In his first starring role ever, and only his second feature film, former late night television talk host Greg Kinnear plays the part of a down on his luck con man who is “sentenced” by a very pragmatic judge to 1 year of work—the real kind of work where a person actually earns a paycheck. He ends up in the “Dead Letter” department of the Los Angeles Post Office; a boring, out of the way place where nothing changes and everyone is more than a little strange.
Kinnear’s unintentional act of kindness to one “Dear God” letter writer enlivens his co-workers, who eventually enlist and assist Kinnear in numerous additional acts because, “God can always use a little help.” The employees' letter-reading is illegal, however, and eventually results in a courtroom scene (reminiscent of the climax in “Miracle on 34th Street”) where Kinnear must defend his actions against the big bad postal service.
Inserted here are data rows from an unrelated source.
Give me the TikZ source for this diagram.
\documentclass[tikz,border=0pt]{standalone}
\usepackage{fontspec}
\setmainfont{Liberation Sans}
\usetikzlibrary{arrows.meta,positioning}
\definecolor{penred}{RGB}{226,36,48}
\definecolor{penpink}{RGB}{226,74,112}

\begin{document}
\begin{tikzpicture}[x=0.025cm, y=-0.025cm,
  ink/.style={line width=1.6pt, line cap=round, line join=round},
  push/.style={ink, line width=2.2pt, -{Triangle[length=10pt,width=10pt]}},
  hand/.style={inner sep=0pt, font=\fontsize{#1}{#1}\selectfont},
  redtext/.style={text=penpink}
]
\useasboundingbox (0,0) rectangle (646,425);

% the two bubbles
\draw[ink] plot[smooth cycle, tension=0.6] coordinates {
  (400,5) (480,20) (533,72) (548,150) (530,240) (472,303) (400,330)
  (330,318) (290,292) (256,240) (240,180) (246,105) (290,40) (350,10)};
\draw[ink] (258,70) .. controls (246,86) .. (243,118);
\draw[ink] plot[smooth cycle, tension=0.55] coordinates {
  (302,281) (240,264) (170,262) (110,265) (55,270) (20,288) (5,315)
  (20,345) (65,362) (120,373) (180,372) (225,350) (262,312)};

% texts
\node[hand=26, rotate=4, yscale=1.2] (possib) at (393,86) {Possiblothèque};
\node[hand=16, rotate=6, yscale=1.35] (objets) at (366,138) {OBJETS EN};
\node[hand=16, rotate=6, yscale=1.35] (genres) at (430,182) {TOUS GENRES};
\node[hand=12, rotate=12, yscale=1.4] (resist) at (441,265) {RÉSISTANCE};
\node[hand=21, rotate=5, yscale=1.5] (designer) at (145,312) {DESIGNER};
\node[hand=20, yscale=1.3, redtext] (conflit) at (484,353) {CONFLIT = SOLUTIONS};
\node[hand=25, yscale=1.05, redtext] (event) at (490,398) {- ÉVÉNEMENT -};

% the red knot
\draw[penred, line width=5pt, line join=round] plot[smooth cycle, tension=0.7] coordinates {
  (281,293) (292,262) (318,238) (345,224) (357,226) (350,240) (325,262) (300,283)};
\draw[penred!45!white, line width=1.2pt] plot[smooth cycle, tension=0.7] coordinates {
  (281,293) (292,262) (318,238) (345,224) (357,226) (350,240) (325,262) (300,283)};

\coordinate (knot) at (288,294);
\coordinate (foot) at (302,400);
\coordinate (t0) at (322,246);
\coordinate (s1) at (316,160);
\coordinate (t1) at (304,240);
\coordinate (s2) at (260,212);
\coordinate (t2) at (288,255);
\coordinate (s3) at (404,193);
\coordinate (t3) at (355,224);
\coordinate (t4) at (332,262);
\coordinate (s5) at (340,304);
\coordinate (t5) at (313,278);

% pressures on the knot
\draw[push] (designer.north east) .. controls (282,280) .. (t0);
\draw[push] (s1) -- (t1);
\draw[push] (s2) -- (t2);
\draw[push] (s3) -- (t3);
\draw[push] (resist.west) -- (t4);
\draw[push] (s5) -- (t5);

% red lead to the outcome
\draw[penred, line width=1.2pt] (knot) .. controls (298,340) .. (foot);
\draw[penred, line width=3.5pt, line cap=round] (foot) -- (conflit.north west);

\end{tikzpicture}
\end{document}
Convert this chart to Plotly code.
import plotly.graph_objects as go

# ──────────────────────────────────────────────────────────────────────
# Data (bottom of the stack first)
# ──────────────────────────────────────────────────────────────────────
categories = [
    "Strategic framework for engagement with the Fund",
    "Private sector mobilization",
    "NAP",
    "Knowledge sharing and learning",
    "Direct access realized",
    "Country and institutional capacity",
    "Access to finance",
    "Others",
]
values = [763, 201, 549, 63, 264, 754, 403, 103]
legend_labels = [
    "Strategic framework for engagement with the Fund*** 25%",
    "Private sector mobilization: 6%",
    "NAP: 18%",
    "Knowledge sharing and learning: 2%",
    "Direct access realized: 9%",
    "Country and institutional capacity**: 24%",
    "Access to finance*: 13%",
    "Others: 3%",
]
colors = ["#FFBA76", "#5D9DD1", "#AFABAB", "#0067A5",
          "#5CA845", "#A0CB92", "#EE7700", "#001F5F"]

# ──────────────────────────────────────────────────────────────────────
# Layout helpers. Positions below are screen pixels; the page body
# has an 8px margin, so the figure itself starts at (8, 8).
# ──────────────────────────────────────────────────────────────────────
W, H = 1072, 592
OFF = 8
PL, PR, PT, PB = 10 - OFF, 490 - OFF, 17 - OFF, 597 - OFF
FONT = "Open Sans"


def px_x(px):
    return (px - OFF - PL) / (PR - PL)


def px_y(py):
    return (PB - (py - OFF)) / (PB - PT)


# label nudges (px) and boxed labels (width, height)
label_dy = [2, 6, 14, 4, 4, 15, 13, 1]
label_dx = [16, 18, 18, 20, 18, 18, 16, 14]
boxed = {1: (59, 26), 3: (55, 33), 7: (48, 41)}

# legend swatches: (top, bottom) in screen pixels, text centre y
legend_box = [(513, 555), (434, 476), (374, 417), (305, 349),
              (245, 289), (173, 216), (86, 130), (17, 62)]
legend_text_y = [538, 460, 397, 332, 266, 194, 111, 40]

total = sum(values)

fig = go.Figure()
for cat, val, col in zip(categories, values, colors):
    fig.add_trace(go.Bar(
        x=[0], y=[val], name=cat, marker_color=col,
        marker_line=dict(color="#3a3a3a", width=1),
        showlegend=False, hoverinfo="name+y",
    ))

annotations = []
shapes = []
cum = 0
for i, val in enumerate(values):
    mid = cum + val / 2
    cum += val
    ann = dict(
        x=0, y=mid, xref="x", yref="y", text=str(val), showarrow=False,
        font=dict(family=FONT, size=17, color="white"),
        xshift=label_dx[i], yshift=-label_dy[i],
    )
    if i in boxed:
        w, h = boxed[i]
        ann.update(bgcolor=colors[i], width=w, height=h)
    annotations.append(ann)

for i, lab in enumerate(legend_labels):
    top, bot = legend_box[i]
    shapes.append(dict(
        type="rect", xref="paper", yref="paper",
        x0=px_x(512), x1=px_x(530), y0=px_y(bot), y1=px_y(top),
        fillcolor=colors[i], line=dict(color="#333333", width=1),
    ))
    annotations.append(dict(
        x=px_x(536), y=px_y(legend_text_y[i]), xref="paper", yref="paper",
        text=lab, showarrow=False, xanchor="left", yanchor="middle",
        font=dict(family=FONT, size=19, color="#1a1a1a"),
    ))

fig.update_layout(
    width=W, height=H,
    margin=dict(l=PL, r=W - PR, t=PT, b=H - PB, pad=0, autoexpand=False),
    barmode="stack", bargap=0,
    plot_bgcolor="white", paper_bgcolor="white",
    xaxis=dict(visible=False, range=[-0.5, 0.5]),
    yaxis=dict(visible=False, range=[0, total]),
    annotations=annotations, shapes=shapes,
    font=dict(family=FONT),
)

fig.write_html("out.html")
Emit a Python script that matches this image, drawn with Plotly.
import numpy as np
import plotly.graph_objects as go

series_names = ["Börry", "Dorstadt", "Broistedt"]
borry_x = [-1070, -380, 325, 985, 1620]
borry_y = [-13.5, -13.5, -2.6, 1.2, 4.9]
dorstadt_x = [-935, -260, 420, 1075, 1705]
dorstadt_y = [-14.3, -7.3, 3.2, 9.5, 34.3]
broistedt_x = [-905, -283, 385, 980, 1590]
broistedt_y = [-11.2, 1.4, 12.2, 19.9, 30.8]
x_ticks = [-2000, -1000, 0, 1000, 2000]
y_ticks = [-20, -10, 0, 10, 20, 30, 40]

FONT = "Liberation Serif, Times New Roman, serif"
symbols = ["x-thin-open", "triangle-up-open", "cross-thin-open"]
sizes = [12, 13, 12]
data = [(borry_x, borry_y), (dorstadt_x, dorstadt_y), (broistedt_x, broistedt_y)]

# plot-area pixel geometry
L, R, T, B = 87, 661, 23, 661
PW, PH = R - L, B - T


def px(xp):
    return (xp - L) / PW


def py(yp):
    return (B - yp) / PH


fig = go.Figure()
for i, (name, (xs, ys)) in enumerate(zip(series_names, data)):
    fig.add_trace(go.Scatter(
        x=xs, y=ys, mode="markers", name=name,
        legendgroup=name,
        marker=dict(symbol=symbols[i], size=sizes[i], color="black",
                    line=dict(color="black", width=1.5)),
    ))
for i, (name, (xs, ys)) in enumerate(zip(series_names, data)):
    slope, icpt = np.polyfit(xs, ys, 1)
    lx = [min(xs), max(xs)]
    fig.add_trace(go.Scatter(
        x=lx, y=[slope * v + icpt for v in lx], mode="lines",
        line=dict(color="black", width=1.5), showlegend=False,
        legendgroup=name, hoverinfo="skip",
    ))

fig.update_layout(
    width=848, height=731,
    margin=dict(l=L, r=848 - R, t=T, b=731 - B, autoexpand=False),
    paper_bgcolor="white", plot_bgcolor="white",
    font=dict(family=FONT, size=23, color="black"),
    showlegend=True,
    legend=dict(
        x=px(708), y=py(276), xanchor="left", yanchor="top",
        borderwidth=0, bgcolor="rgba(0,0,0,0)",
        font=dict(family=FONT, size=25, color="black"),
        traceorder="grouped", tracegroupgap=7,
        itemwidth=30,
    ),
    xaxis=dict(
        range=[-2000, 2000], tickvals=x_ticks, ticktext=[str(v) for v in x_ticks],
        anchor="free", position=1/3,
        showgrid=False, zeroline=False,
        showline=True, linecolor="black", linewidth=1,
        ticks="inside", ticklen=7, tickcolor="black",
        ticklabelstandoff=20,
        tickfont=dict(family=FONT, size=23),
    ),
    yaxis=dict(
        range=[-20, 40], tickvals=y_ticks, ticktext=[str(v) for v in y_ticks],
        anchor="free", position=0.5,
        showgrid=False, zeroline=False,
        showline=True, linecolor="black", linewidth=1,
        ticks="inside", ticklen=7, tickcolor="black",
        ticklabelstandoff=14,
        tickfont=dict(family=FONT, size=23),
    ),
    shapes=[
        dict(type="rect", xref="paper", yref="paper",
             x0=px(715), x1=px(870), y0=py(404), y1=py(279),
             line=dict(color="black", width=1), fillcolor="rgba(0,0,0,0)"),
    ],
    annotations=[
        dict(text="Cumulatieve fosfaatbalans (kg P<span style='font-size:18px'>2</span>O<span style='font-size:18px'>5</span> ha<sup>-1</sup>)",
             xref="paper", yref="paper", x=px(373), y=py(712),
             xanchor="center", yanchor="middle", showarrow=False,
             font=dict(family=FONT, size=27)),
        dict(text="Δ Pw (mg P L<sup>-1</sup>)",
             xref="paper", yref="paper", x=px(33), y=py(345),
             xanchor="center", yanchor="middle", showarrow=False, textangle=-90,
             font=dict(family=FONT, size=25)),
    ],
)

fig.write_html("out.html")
“Dear God” is a feel-good comedy. Though it includes some confusing messages about God, the clergy is depicted as sincere overall. It shows “conning” as wrong while encouraging brotherly kindness and good deeds. I guess the aspect that I appreciated most about this film was its soft reminder that many, many people still turn to God, especially in times of crisis. And it is nice to see ordinary, working class people who are anxious to help others in need.
No sex or inferred sexual situations, but the film does include a sprinkling of profanity and provocatively clothed women (especially a downright funny series of scenes which include a young female reporter in a rather tight dress).